Wei Chan And Jin’s Story
Jin has struggled a lot with his identity and race for a while now. The racism is not as aggressive as it is underlying, and Jin’s need to get the approval of his white peers leads him to have very low self-esteem. That is when he meets Wei Chan, someone who is very self-assured and doesn’t doubt himself very much. Wei Chan wants to be Jin’s friend because he believes that he is his guide; however, Jin doesn’t want the same because spending time with Wei Chan means that he is closer to his Chinese roots, something that he is not proud of yet. Meanwhile, Wei Chan is facing struggles as his father’s people from heaven are desperately trying to take him back. But he is adamant and is even able to fight off his father. He is being helped by Guanyin, the Goddess of Compassion, and she is determined to help him follow his dream.
One day, Jin accidentally witnesses Wei Chan fighting with one of his father’s magical beings, and that reveals his real identity to him. Wei Chan tells Jin the entire truth and convinces him to join his quest by helping Jin with his soccer team’s hazing activities. However, before Jin can help him, Mowong steals the staff from Wei Chan, and Wukong takes his son back to heaven. But when Wei Chan expresses his desire to take a different path from his father, Wukong allows him to go back to Earth. Sadly, what was a few hours for Wei Chan has been an entire month for Jin. Regardless, they restart their quest by seeking out an exiled monk, Ji Gong, and Wei Chan discovers that the fourth scroll may exist in any form and probably has a history behind it. This makes Wei Chan think of the pendant that Jin’s mom wears. But before he can get that, Ji Gong steals it. Luckily, Wei Chan steals it back, but Jin wants to take it to his parents. This causes a fight between these two, though nothing comes out of it. Guanyin takes the pendant to a celestial stone expert and discovers that it is not what they were hoping for. Meanwhile, Mowong attacks Wei Chan for the fourth scroll, except Wukong tries to save his son and ends up getting severely injured. The optics of the situation make it look like Wukong is dead, and Wei Chan is heartbroken, especially since it looks like it might all be for naught. If the fourth scroll doesn’t exist, what did he come to Earth for? Even Guanyin says that she wanted Wei Chan to follow his dream, but nobody could guarantee whether they would come true or not.

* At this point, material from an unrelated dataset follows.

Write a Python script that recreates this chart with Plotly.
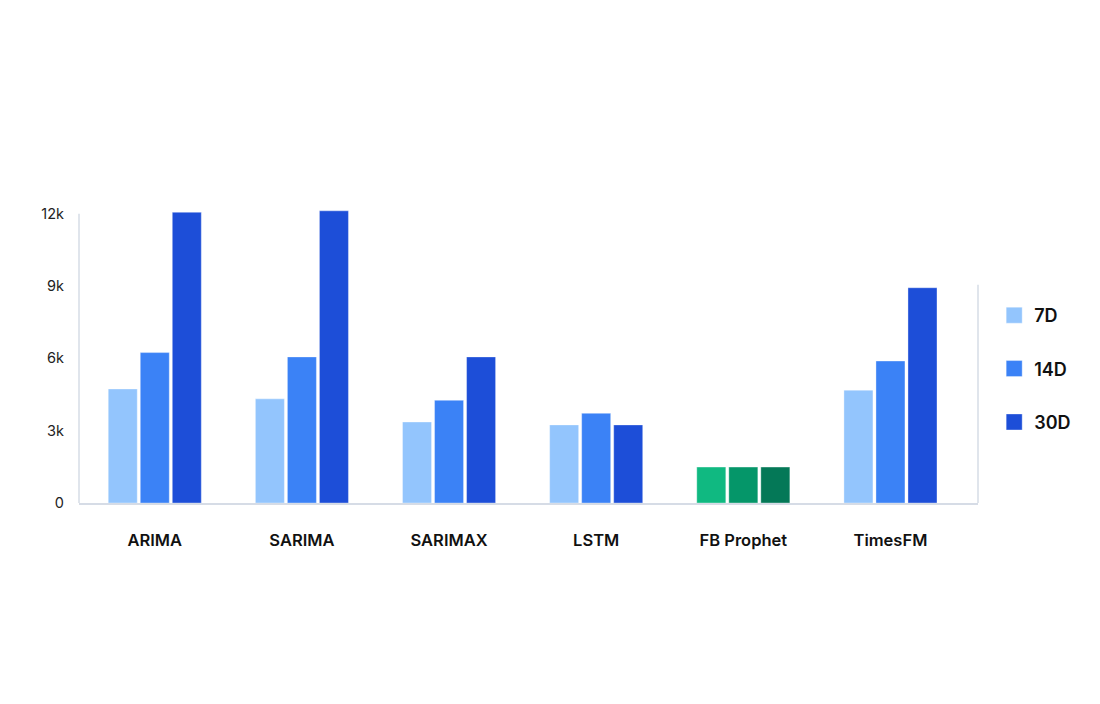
import plotly.graph_objects as go

models = ["ARIMA", "SARIMA", "SARIMAX", "LSTM", "FB Prophet", "TimesFM"]
horizons = ["7D", "14D", "30D"]
v7 = [4730, 4320, 3360, 3240, 1490, 4680]
v14 = [6240, 6060, 4260, 3720, 1490, 5890]
v30 = [12060, 12120, 6060, 3240, 1490, 8930]
series = [v7, v14, v30]
blue_colors = ["#93c5fd", "#3b82f6", "#1d4ed8"]
green_colors = ["#10b981", "#059669", "#047857"]
highlight = "FB Prophet"
y_ticks = [0, 3000, 6000, 9000, 12000]
y_labels = ["0", "3k", "6k", "9k", "12k"]

fig = go.Figure()
for i, (name, vals) in enumerate(zip(horizons, series)):
    cols = [green_colors[i] if m == highlight else blue_colors[i] for m in models]
    fig.add_trace(go.Bar(
        x=models, y=vals, name=name, showlegend=False,
        marker=dict(color=cols, line=dict(color="rgba(255,255,255,0.35)", width=1)),
        cliponaxis=False,
    ))
for i, name in enumerate(horizons):
    fig.add_trace(go.Scatter(
        x=[None], y=[None], mode="markers", name=name,
        marker=dict(symbol="square", size=16, color=blue_colors[i],
                    line=dict(color="rgba(255,255,255,0.35)", width=1)),
        legendgroup=name,
    ))

axis_color = "#d6dce6"
fig.update_layout(
    width=1100, height=704,
    margin=dict(l=79, r=122, t=200, b=201),
    paper_bgcolor="white", plot_bgcolor="white",
    barmode="group", bargap=0.347, bargroupgap=0.094,
    font=dict(family="Inter", color="#1f2328"),
    legend=dict(x=1.018, y=0.68, xanchor="left", yanchor="top",
                font=dict(size=18, family="Inter", weight=600, color="#111"),
                tracegroupgap=27, itemwidth=30),
    xaxis=dict(type="category", range=[-0.515, 5.595], showline=True,
               linecolor=axis_color, linewidth=1.5, ticks="", showgrid=False,
               tickfont=dict(size=16.5, family="Inter", weight=600, color="#111"),
               ticklabelstandoff=21),
    yaxis=dict(range=[0, 12570], showline=False, showgrid=False, zeroline=False,
               tickvals=y_ticks, ticktext=y_labels, ticks="",
               tickfont=dict(size=14.5, family="Inter", color="#222"),
               ticklabelstandoff=14),
    shapes=[
        dict(type="line", xref="paper", yref="y", x0=0, x1=0, y0=0, y1=12000,
             line=dict(color=axis_color, width=1.5)),
        dict(type="line", xref="paper", yref="y", x0=1, x1=1, y0=0, y1=9050,
             line=dict(color=axis_color, width=1.5)),
    ],
)
fig.write_html("out.html")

‘American Born Chinese’ Ending Explained: What Happens To Wei Chan And Jin?
Jin finally takes the help of his best friend, Anuj, whom he trusts to believe his crazy story and help him and Wei Chan. Jin is proven right, and Anuj really comes through for them. He figures out that a lot of what is unfolding right now has been captured by fiction writers whenever they have used the Monkey King as a subject for their stories. They narrowed down the facts from the widespread fiction with the help of Wei Chan and came up with a plan. It is the day of the soccer match, and the three friends decide to stage a cosplay performance to draw out Mowang, who has the Jingu Bang.
It is the autumn equinox, and the path between heaven and Earth will be clear for a while. Mowong plans on using the staff to draw out the power of the Earth to use against Heaven. The friends need to get the staff back to prevent this from happening. Jin cosplays as the Bull Demon, and he spares no insult for him, which finally triggers Mowong enough to show himself. In the fight that follows, Wukong reappears, and everyone’s trying to stop Mowong. But he might just succeed since he successfully plants the staff, and it is about to shoot its power into the heavens. That is when Jin finally plucks up the courage to do what his instincts are telling him to. He throws himself in the way of the powers and stops them from attacking the heavens. This proves to be the key to foiling Mowong’s plan and reveals Jin as the fourth scroll to the entire world, though only a few know what it means. This plot point needs further explanation, and we believe that we will get that in Season 2.
At the end of Season 1 of American Born Chinese, Mowong is taken to heaven for a hearing with the Jade Emperor. Wei Chan says goodbye to Jin and promises him that he will find all the answers they need. But this is far from the end of the road, and when Jin goes to his house, he finds that his parents are missing and that a mysterious lady is sitting on the couch, about to demand something from him. We believe that this mysterious woman is Princess Iron Fan, who, as per Chinese mythology, is the wife of the Bull Demon. We can say that Princess Iron Fan would have felt like taking revenge on Wei Chen and Jin for closing the portal and making her husband suffer, but that is not the only driving force. She wanted to get the fourth scroll, as she knew that it was the key to everything and would help her establish her authority and fulfill her and her husband’s ambitions. She knew that Jin was the fourth scroll, and that is why she had kidnapped his parents—to coerce him to do as he was told. It is ironic that a person who had trouble determining his worth due to who he was and where he came from was, in reality, the fourth scroll, and he was destined to play a crucial role in the upcoming battle. These mysteries are probably going to be unraveled in the next season of American Born Chinese, and we are going to find out what fate has in store for them.
The story of American Born Chinese had its heart in the right place, and its placement of characters and the common thread of struggles through their lives was admirable. Yet it failed to give us an interesting execution. The costume design and the action scenes were embarrassing to look at, and there was literally no comedy throughout the episodes, despite the series claiming to fall into that genre. If representation was the goal of this series, why was it so badly done? How can one believe that playing into stereotypes is a good way to break them? Chinese folklore is very rich with a diverse range of characters, and if they were to be brought to the screen, there needed to be more research on creating the looks, if nothing else. The references are plentiful, and some of the many Chinese fantasy dramas could have been used as a guide. But what we get is this, and other than the plot of Jin’s parents and Freddy Wong, played admirably by Ke Huy Quan, nothing captivates our attention. Also, this series should have just been six episodes. There was a lot of uninteresting narrative there, and it could have been done away with. American Born Chinese is bursting with visible potential, but it was completely let down by its casting and set design. Disney should have done better.